Whole Genome Assembly: Tactical and Strategic Implications
Granger Sutton
Celera Genomics
2:00pm Friday, November 16, 2001 Lecture Hall V, Engineering and Computer Science Building
ABSTRACT
The assembly of a shotgun data set of end-sequence reads was considered controversial at the time Celera proposed to apply the method to the Human Genome in mid-1998. Critics claimed that the computation would involve an impossible amount of computer time, that the size and repetitiveness of the genome would confound all attempts at assembly should sufficient computer efficiency be achieved, and that even if an assembly was produced it would be of an extremely poor quality and partial nature.

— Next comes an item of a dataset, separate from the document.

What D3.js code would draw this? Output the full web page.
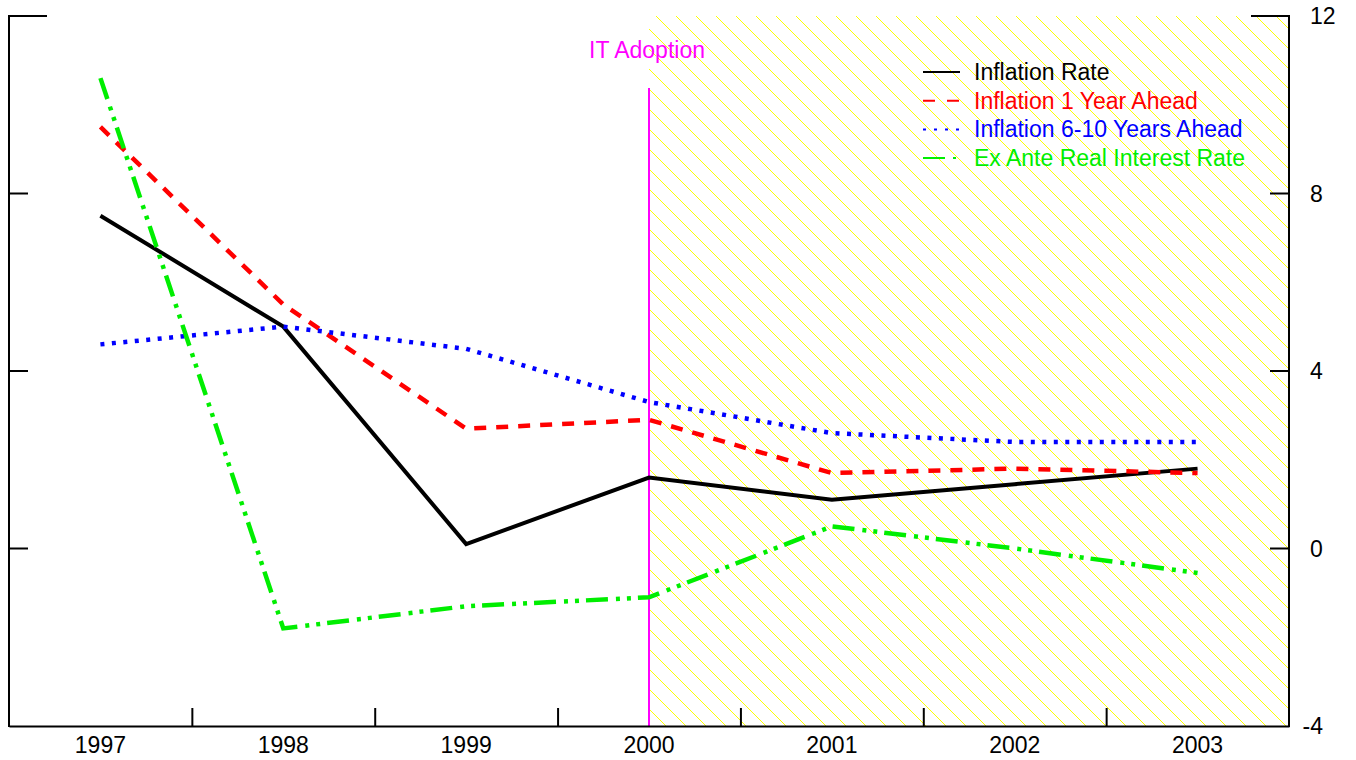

In 1999 the informatics research team at Celera produced
an assembly of the Drosophila genome from a whole genome shotgun data set
consisting of 3.2 million reads, 72% of which were paired-end reads from
2Kbp and 10Kbp inserts in a 1 to 1.32 mix. The assembly consisted of completely
ordered and oriented contigs covering an estimated 97.2% of the genome
with only 1630 gaps of average size 1,415bp. Results of high quality have
now been obtained for the human and mouse genomes and our reconstruction
of the human genome has been reported upon in Science. We discuss
our algorithmic approach, the strategic pros and cons of the method, and
the implications for annotation and discovery efforts. We also discuss
how one verifies an assembly, contrast this to the human genome produced
by the HGP, and discuss possible finishing strategies.
BRIEF BIO
Dr. Sutton received his Ph.D. in Computer Science from
University of Maryland in 1992. He has a M.S. in Computer Engineering from
Stanford University and a B.S. in Electrical Engineering from University
of Maryland. Dr. Sutton's research has focused on solving computational
problems in sequencing and analyzing DNA. He has been an author of
several key tools for bioinformatics, including a protein multiple sequence
aligner and the TIGR shotgun fragment assembler. He is currently
a Director in Celera's Informatics Research group. His team continues to
develop the Celera shotgun fragment assembler.